Une autre raison pour laquelle, il est si difficile d’avoir un leadership responsable au Togo, se trouve dans le manque d’écoute entre les différents îlots d’intégrité qui résistent encore. Ce déficit se manifeste en ce que les idées des uns et des autres ne retiennent pratiquement aucune attention. Normalement, c’est à partir d’elles que des alliances de travail doivent se nouer. En somme, c’est le m’as-tu-vu permanent constituant à quelques exceptions, des reprises des idées précédemment mises en évidence qui fleurit. Ces reprises d’idées sans pour autant se rapprocher de leurs auteurs signifient clairement qu’une compétition malsaine de personnes se joue dans nos rangs.

A l’orée de la présidentielle de 2010, le mouvement démocratique a donc du pain sur la planche. Il doit surmonter en l’espace d’un an toutes les contradictions qui la minent depuis une vingtaine d’années. Ou, il réussit ce pari et alors 2010 sera une année de succès démocratique ou, il échoue dans la reconstruction et alors, le peuple togolais assistera pour une nième fois à une tragi-comédie électorale. Cela n’est pas une mince affaire quand on sait qu’actuellement les cartes sont complètement brouillées et qu’on ne sait avec exactitude l’identité des uns et des autres après l’APG et son corollaire de gouvernement dit d’union nationale.
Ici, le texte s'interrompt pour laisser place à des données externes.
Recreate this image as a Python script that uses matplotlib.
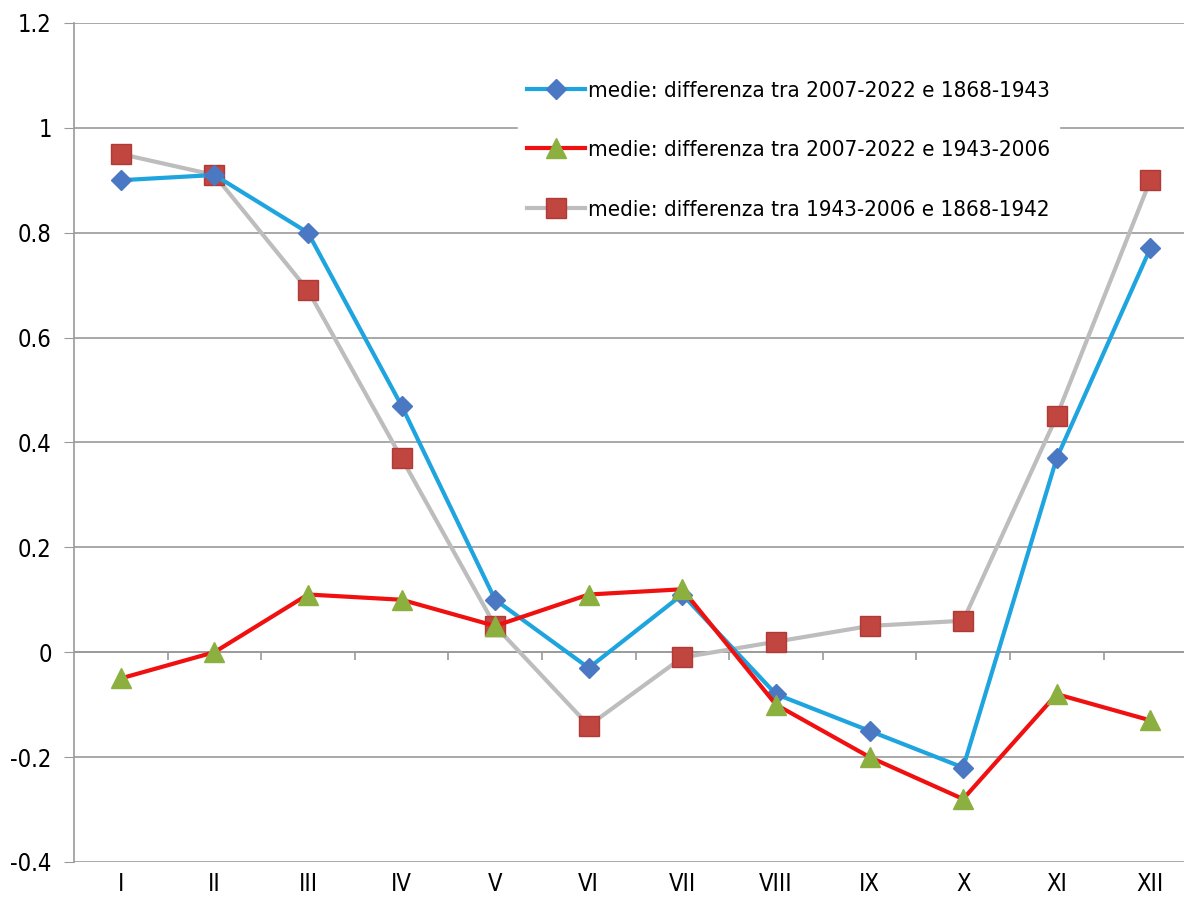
import matplotlib.pyplot as plt

# reference font looks like Calibri; condensed DejaVu is the closest fit here
plt.rcParams['font.family'] = ['DejaVu Sans']
plt.rcParams['font.stretch'] = 'condensed'

months = ["I", "II", "III", "IV", "V", "VI", "VII", "VIII", "IX", "X", "XI", "XII"]
diff_0722_1868 = [0.90, 0.91, 0.80, 0.47, 0.10, -0.03, 0.11, -0.08, -0.15, -0.22, 0.37, 0.77]
diff_0722_1943 = [-0.05, 0.00, 0.11, 0.10, 0.05, 0.11, 0.12, -0.10, -0.20, -0.28, -0.08, -0.13]
diff_1943_1868 = [0.95, 0.91, 0.69, 0.37, 0.05, -0.14, -0.01, 0.02, 0.05, 0.06, 0.45, 0.90]

labels = ["medie: differenza tra 2007-2022 e 1868-1943",
          "medie: differenza tra 2007-2022 e 1943-2006",
          "medie: differenza tra 1943-2006 e 1868-1942"]

fig = plt.figure(figsize=(11.84, 9.16), dpi=100)
ax = fig.add_axes([0.0625, 0.059, 0.9375, 0.916])

x = list(range(len(months)))

ax.plot(x, diff_0722_1868, color="#1EA4DE", lw=3, marker="D", ms=10,
        mfc="#4A78C2", mec="#4A78C2", label=labels[0], zorder=4)
ax.plot(x, diff_0722_1943, color="#F01010", lw=3, marker="^", ms=15,
        mfc="#8CB040", mec="#8CB040", label=labels[1], zorder=5)
ax.plot(x, diff_1943_1868, color="#BDBDBD", lw=3, marker="s", ms=14,
        mfc="#C0463F", mec="#B03A35", label=labels[2], zorder=3)

ax.set_xlim(-0.5, 11.36)
ax.set_ylim(-0.4, 1.2)
ax.set_yticks([-0.4, -0.2, 0, 0.2, 0.4, 0.6, 0.8, 1, 1.2])
ax.set_yticklabels(["-0.4", "-0.2", "0", "0.2", "0.4", "0.6", "0.8", "1", "1.2"])
ax.set_xticks(x)
ax.set_xticklabels(months)
ax.yaxis.grid(True, color="#9A9A9A", lw=1.2)
ax.set_axisbelow(True)
ax.tick_params(axis="y", length=7, color="#9A9A9A", labelsize=17, pad=9)
ax.tick_params(axis="x", length=0, labelsize=17, pad=7)

for s in ["top", "right", "bottom"]:
    ax.spines[s].set_visible(False)
ax.spines["left"].set_color("#9A9A9A")
ax.spines["left"].set_linewidth(1.2)

# category axis at zero with boundary ticks
ax.axhline(0, color="#9A9A9A", lw=1.2, zorder=1)
bounds = [i + 0.5 for i in x[:-1]]
ax.vlines(bounds, -0.015, 0, color="#9A9A9A", lw=1.2, zorder=1)

leg = ax.legend(loc="upper left", bbox_to_anchor=(0.39, 0.955), frameon=True,
                fontsize=16, handlelength=2.6, labelspacing=1.78,
                handletextpad=0.15, borderpad=0.4, framealpha=1)
leg.get_frame().set_edgecolor("white")
leg.get_frame().set_facecolor("white")
leg.set_zorder(6)

fig.savefig("out.png", dpi=100)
Mais à cœur vaillant, point d’œuvre impossible. Il faut partir de ce qui est en alliant les valeurs d’intégrité, de cohérence et de résistance à toute épreuve, aux idées alternatives qui, par un travail de synthèse, pourraient être fédérées pour toute fin utile. A défaut, seule une planification sur un moyen ou long terme avec un agenda bien précis tenu par des citoyens intègres, foncièrement patriotiques et soutenus moralement, matériellement et intellectuellement, peut constituer la solution.